Ukraina, negara bekas bagian Uni Soviet berpenduduk 46 juta, ini rawan menjadi daerah konflik internasional karena ada lebih dari 8.000 tentara Rusia rutin menggelar latihan di perbatasan timur negara ini. Sementara itu, pesawat pengintai dan pesawat tempur milik NATO dan Amerika Serikat pun secara rutin berpatroli di langit Uni Eropa, tetangga di sebelah barat Ukraina.
Meskipun Amerika mendeteksi pergerakan militer Rusia di perbatasan timur Ukraina, Lavrov mengataan Moskwa tak punya dan tak berencana punya rencana untuk menginvasi wilayah tenggara Ukraina yang penduduknya mayoritas menggunakan bahasa Rusia dalam percakapan sehari-hari.
Referendum Crimea memberikan pilihan bagi warga di daerah yang menjadi kekuasaan tsar dan angkatan laut Kremlin sejak abad ke-18 ini, bergabung dengan Rusia atau mendapatkan penguatan signifikan atas otonomi mereka di Ukraina.

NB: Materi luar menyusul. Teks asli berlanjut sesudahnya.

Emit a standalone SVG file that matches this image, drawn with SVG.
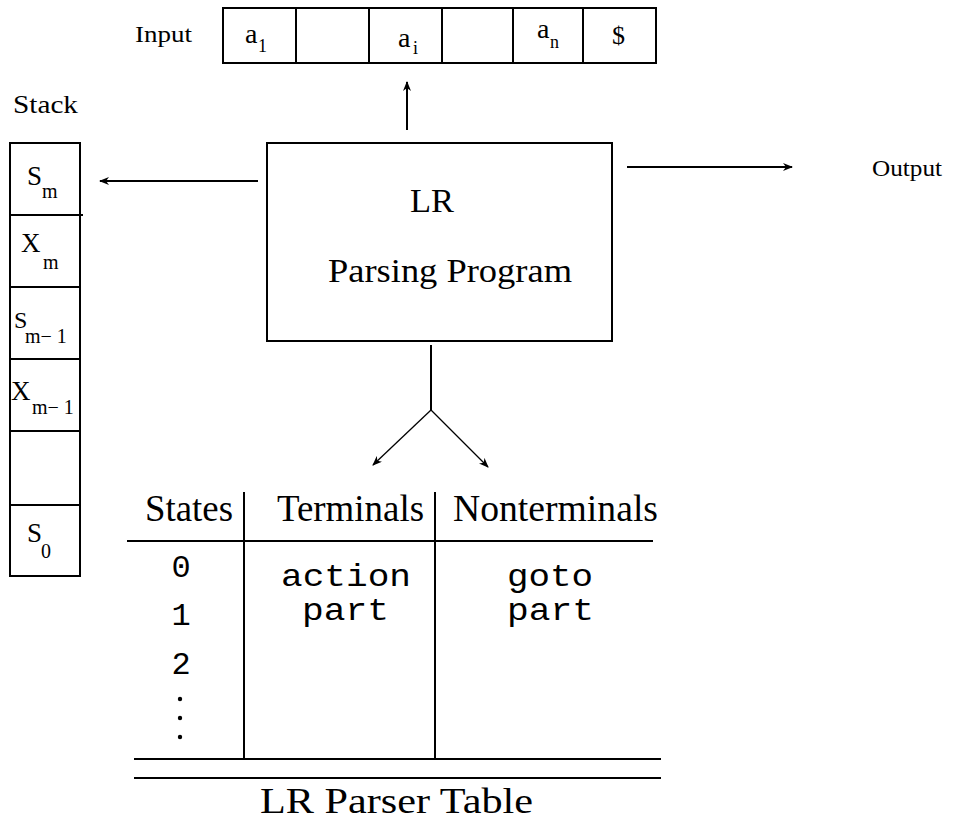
<svg xmlns="http://www.w3.org/2000/svg" width="955" height="820" viewBox="0 0 955 820">
<defs>
<style>
.ln{stroke:#000;stroke-width:2;fill:none}
.thin{stroke:#000;stroke-width:1.3;fill:none}
.sf{font-family:"Liberation Serif","Times New Roman",serif;fill:#000}
.mono{font-family:"Liberation Mono","Courier New",monospace;fill:#000;font-size:32px}
</style>
<marker id="ah" viewBox="0 0 10 8" refX="9" refY="4" markerWidth="10" markerHeight="8" markerUnits="userSpaceOnUse" orient="auto">
<path d="M0,0 L10,4 L0,8 L3,4 Z" fill="#000"/>
</marker>
</defs>
<rect width="955" height="820" fill="#fff"/>

<g id="input">
<text class="sf" x="135" y="42" font-size="24" textLength="57" lengthAdjust="spacingAndGlyphs">Input</text>
<rect class="ln" x="223" y="8" width="433" height="55"/>
<line class="ln" x1="296" y1="8" x2="296" y2="63"/>
<line class="ln" x1="369" y1="8" x2="369" y2="63"/>
<line class="ln" x1="442" y1="8" x2="442" y2="63"/>
<line class="ln" x1="513" y1="8" x2="513" y2="63"/>
<line class="ln" x1="583" y1="8" x2="583" y2="63"/>
<text class="sf" x="245" y="43" font-size="28">a</text>
<text class="sf" x="258" y="52" font-size="18">1</text>
<text class="sf" x="398" y="47" font-size="28">a</text>
<text class="sf" x="413" y="54" font-size="18">i</text>
<text class="sf" x="537" y="38" font-size="28">a</text>
<text class="sf" x="550" y="48" font-size="18">n</text>
<text class="sf" x="612" y="44" font-size="26">$</text>
</g>

<g id="stack">
<text class="sf" x="13" y="113" font-size="25" textLength="65" lengthAdjust="spacingAndGlyphs">Stack</text>
<rect class="ln" x="10" y="143" width="70" height="433"/>
<line class="ln" x1="10" y1="215" x2="83" y2="215"/>
<line class="ln" x1="10" y1="287" x2="80" y2="287"/>
<line class="ln" x1="10" y1="359" x2="80" y2="359"/>
<line class="ln" x1="10" y1="431" x2="80" y2="431"/>
<line class="ln" x1="10" y1="505" x2="80" y2="505"/>
<text class="sf" x="27" y="185" font-size="27">S</text>
<text class="sf" x="42" y="198" font-size="20">m</text>
<text class="sf" x="21" y="252" font-size="27">X</text>
<text class="sf" x="43" y="269" font-size="20">m</text>
<text class="sf" x="14" y="328" font-size="24">S</text>
<text class="sf" x="25" y="343" font-size="20">m− 1</text>
<text class="sf" x="11" y="400" font-size="27">X</text>
<text class="sf" x="32" y="414" font-size="20">m− 1</text>
<text class="sf" x="27" y="542" font-size="27">S</text>
<text class="sf" x="41" y="558" font-size="20">0</text>
</g>

<g id="program">
<rect class="ln" x="267" y="143" width="345" height="198"/>
<text class="sf" x="410" y="212" font-size="33" textLength="44" lengthAdjust="spacingAndGlyphs">LR</text>
<text class="sf" x="328" y="282" font-size="33" textLength="244" lengthAdjust="spacingAndGlyphs">Parsing Program</text>
</g>

<g id="output">
<text class="sf" x="872" y="176" font-size="24" textLength="70" lengthAdjust="spacingAndGlyphs">Output</text>
</g>

<g id="table">
<text class="sf" x="145" y="521" font-size="37" textLength="88" lengthAdjust="spacingAndGlyphs">States</text>
<text class="sf" x="277" y="521" font-size="37" textLength="147" lengthAdjust="spacingAndGlyphs">Terminals</text>
<text class="sf" x="453" y="521" font-size="37" textLength="205" lengthAdjust="spacingAndGlyphs">Nonterminals</text>
<line class="ln" x1="127" y1="541" x2="653" y2="541"/>
<line class="ln" x1="244" y1="492" x2="244" y2="759"/>
<line class="ln" x1="435" y1="492" x2="435" y2="759"/>
<line class="ln" x1="134" y1="759" x2="661" y2="759"/>
<line class="ln" x1="134" y1="778" x2="661" y2="778"/>
<text class="mono" x="181" y="577" text-anchor="middle">0</text>
<text class="mono" x="181" y="625" text-anchor="middle">1</text>
<text class="mono" x="181" y="674" text-anchor="middle">2</text>
<circle cx="180" cy="699" r="2.2" fill="#000"/>
<circle cx="180" cy="718" r="2.2" fill="#000"/>
<circle cx="180" cy="737" r="2.2" fill="#000"/>
<text class="mono" x="281" y="586" textLength="130" lengthAdjust="spacingAndGlyphs">action</text>
<text class="mono" x="302" y="620" textLength="87" lengthAdjust="spacingAndGlyphs">part</text>
<text class="mono" x="507" y="586" textLength="86" lengthAdjust="spacingAndGlyphs">goto</text>
<text class="mono" x="507" y="620" textLength="87" lengthAdjust="spacingAndGlyphs">part</text>
<text class="sf" x="260" y="813" font-size="35" textLength="273" lengthAdjust="spacingAndGlyphs">LR Parser Table</text>
</g>

<g id="connectors">
<line class="ln" x1="407" y1="130" x2="407" y2="82" marker-end="url(#ah)"/>
<line class="ln" x1="258" y1="181" x2="100" y2="181" marker-end="url(#ah)"/>
<line class="ln" x1="627" y1="167" x2="792" y2="167" marker-end="url(#ah)"/>
<line class="ln" x1="431" y1="345" x2="431" y2="410"/>
<line class="thin" x1="431" y1="410" x2="373" y2="465" marker-end="url(#ah)"/>
<line class="thin" x1="431" y1="410" x2="488" y2="467" marker-end="url(#ah)"/>
</g>
</svg>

Para pemimpin Crimea memperkirakan kemenangan mudah akan didapat untuk pilihan bergabung dengan Rusia. Namun, warga muslim Tartar yang merupakan 12 persen dari total 2 juta penduduk Crimea, berseberangan pendapat. Warga Tartar ini menggelar unjuk rasa setelah shalat Jumat, memprotes referendum yang menurut mereka ilegal dan menyerukan pemboikotan referendum.
Pada Senin (17/3/2014), Uni Eropa sudah menjadwalkan pertemuan yang membahas larangan perjalanan ke Ukraina dan pembekuan aset.